Calculate the total internal energy per electron at zero temperature of a free noninteracting gas of electrons of density $n$, in the following two cases.

a) First assume that states with both spin directions are populated equally.

b) Now assume that the gas is fully polarized: only states corresponding to one spin direction, say "up", are populated.

The Attempt at a Solution

Know internal energy per particle is given by,

$$\frac{U}{N} = \frac{1}{N} \sum_{k\sigma} \epsilon_k n_F(\epsilon_k)$$

where $\sigma$ is summing spin states giving me a factor of one or two.

Eventually I get to,

$$\frac{U}{N} = \frac{1}{n} \int_{0}^{\inf} g(\epsilon})\epsilon n_F(\epsilon) d\epsilon$$

where $\sigma$ is wrapped into the density of states $g(\epsilon)$ and $n_F(\epsilon)$ is the Fermi-Dirac distribution.

So is it correct that the last difference between (a) and (b) (that isn't carried by $\sigma$) is the chemical potential $\mu = \epsilon_F$ in $n_F(\epsilon)$, where the polarized spins will have a Fermi radius twice as large as the non-polarized equally populated spins?
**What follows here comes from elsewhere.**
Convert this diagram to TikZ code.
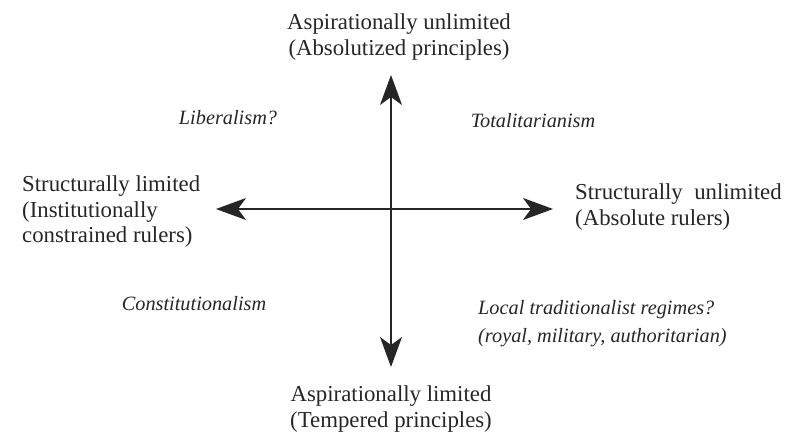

Trying to understand setting up the calculation right now more than performing it...

 

[mark726]

Yes, your understanding is correct. In case (a), the Fermi level will be at the same energy for both spin directions, so the Fermi radius will be the same. But in case (b), the Fermi level will only correspond to one spin direction, so the Fermi radius will be twice as large. This will result in a difference in the total internal energy per electron between the two cases.